╭──
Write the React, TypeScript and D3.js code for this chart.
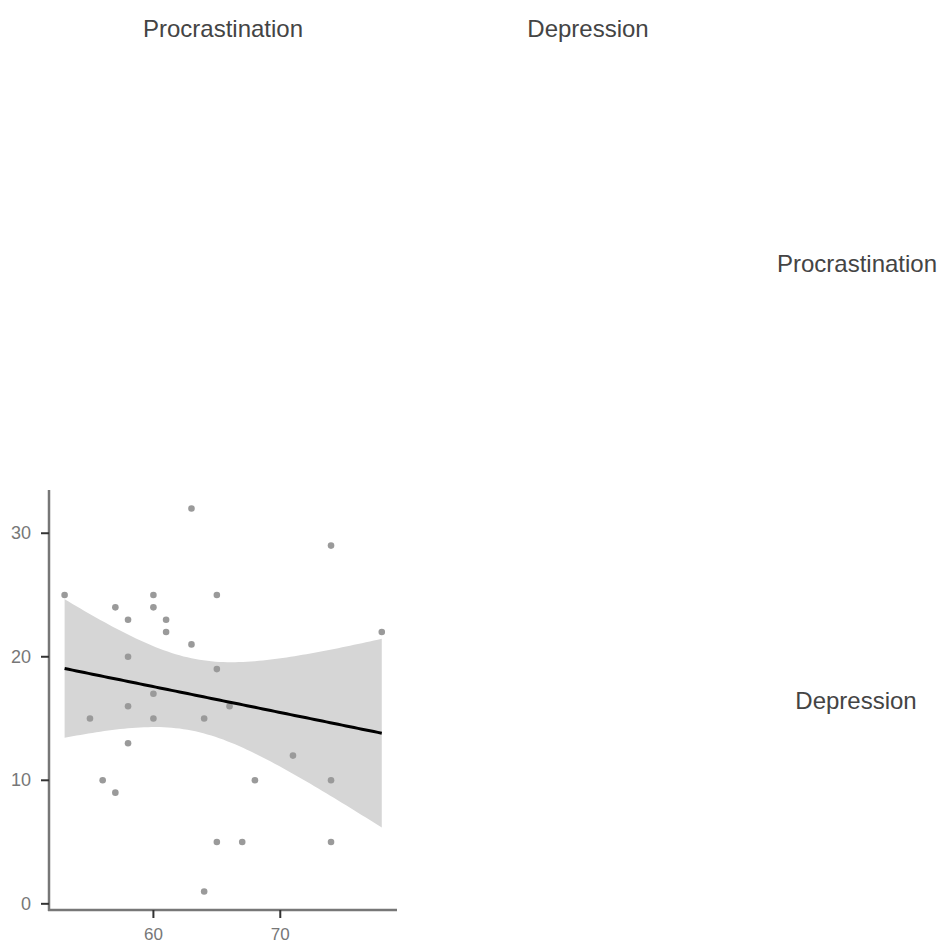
import React from "react";
import * as d3 from "d3";

const variables = ["Procrastination", "Depression"];
const procrastination = [53, 55, 56, 57, 57, 58, 58, 58, 58, 60, 60, 60, 60, 61, 61, 63, 63, 64, 64, 65, 65, 65, 66, 67, 68, 71, 74, 74, 74, 78];
const depression = [25, 15, 10, 24, 9, 23, 20, 16, 13, 25, 24, 17, 15, 23, 22, 32, 21, 15, 1, 25, 19, 5, 16, 5, 10, 12, 29, 10, 5, 22];
const xTicks = [60, 70];
const yTicks = [0, 10, 20, 30];

const W = 942;
const H = 944;

export default function App() {
  const x = d3.scaleLinear().domain([51.77, 79.2]).range([49, 397]);
  const y = d3.scaleLinear().domain([-0.5, 33.5]).range([910, 490]);

  const n = procrastination.length;
  const mx = d3.mean(procrastination)!;
  const my = d3.mean(depression)!;
  let sxx = 0, sxy = 0;
  for (let i = 0; i < n; i++) {
    sxx += (procrastination[i] - mx) ** 2;
    sxy += (procrastination[i] - mx) * (depression[i] - my);
  }
  const b = sxy / sxx;
  const a = my - b * mx;
  let sse = 0;
  for (let i = 0; i < n; i++) sse += (depression[i] - (a + b * procrastination[i])) ** 2;
  const s = Math.sqrt(sse / (n - 2));
  const t = 2.048;
  const [x0, x1] = d3.extent(procrastination) as [number, number];
  const grid = d3.range(0, 81).map((i) => x0 + ((x1 - x0) * i) / 80);
  const band = grid.map((xv) => {
    const fit = a + b * xv;
    const se = s * Math.sqrt(1 / n + (xv - mx) ** 2 / sxx);
    return { xv, lo: fit - t * se, hi: fit + t * se, fit };
  });
  const area = d3
    .area<{ xv: number; lo: number; hi: number }>()
    .x((d) => x(d.xv))
    .y0((d) => y(d.lo))
    .y1((d) => y(d.hi));
  const line = d3
    .line<{ xv: number; fit: number }>()
    .x((d) => x(d.xv))
    .y((d) => y(d.fit));

  const font = "'Liberation Sans', Arial, sans-serif";
  const [xr0, xr1] = x.range();
  const [yr0, yr1] = y.range();

  return (
    <div style={{ position: "absolute", left: 0, top: 0 }}>
      <svg width={W} height={H} style={{ display: "block", background: "#fff" }}>
        <text x={223} y={28} textAnchor="middle" dominantBaseline="central" fontFamily={font} fontSize={24} fill="#444">{variables[0]}</text>
        <text x={588} y={28} textAnchor="middle" dominantBaseline="central" fontFamily={font} fontSize={24} fill="#444">{variables[1]}</text>
        <text x={857} y={263} textAnchor="middle" dominantBaseline="central" fontFamily={font} fontSize={24} fill="#444">{variables[0]}</text>
        <text x={856} y={700} textAnchor="middle" dominantBaseline="central" fontFamily={font} fontSize={24} fill="#444">{variables[1]}</text>

        <path d={area(band) || ""} fill="#d6d6d6" />
        {procrastination.map((p, i) => (
          <circle key={i} cx={x(p)} cy={y(depression[i])} r={3.3} fill="#9a9a9a" />
        ))}
        <path d={line(band) || ""} fill="none" stroke="#000" strokeWidth={3} />

        <line x1={xr0} x2={xr0} y1={yr0 + 1} y2={yr1} stroke="#777" strokeWidth={2.5} />
        <line x1={xr0 - 1} x2={xr1} y1={yr0} y2={yr0} stroke="#777" strokeWidth={2.5} />
        {yTicks.map((v) => (
          <g key={v}>
            <line x1={xr0 - 8} x2={xr0} y1={y(v)} y2={y(v)} stroke="#333" strokeWidth={2} />
            <text x={31} y={y(v)} textAnchor="end" dominantBaseline="central" fontFamily={font} fontSize={18} fill="#777">{v}</text>
          </g>
        ))}
        {xTicks.map((v) => (
          <g key={v}>
            <line x1={x(v)} x2={x(v)} y1={yr0} y2={yr0 + 8} stroke="#333" strokeWidth={2} />
            <text x={x(v)} y={934} textAnchor="middle" dominantBaseline="central" fontFamily={font} fontSize={17} fill="#777">{v}</text>
          </g>
        ))}
      </svg>
    </div>
  );
}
╰──
Your goal: Everything from the first line of the listing above through the line that contains "d3.scaleLinear().domain([-0.5, 33.5]).range([910, 490]);" is to be restated word for word, minus the pictures.

Reply:
Write the React, TypeScript and D3.js code for this chart.
import React from "react";
import * as d3 from "d3";

const variables = ["Procrastination", "Depression"];
const procrastination = [53, 55, 56, 57, 57, 58, 58, 58, 58, 60, 60, 60, 60, 61, 61, 63, 63, 64, 64, 65, 65, 65, 66, 67, 68, 71, 74, 74, 74, 78];
const depression = [25, 15, 10, 24, 9, 23, 20, 16, 13, 25, 24, 17, 15, 23, 22, 32, 21, 15, 1, 25, 19, 5, 16, 5, 10, 12, 29, 10, 5, 22];
const xTicks = [60, 70];
const yTicks = [0, 10, 20, 30];

const W = 942;
const H = 944;

export default function App() {
  const x = d3.scaleLinear().domain([51.77, 79.2]).range([49, 397]);
  const y = d3.scaleLinear().domain([-0.5, 33.5]).range([910, 490]);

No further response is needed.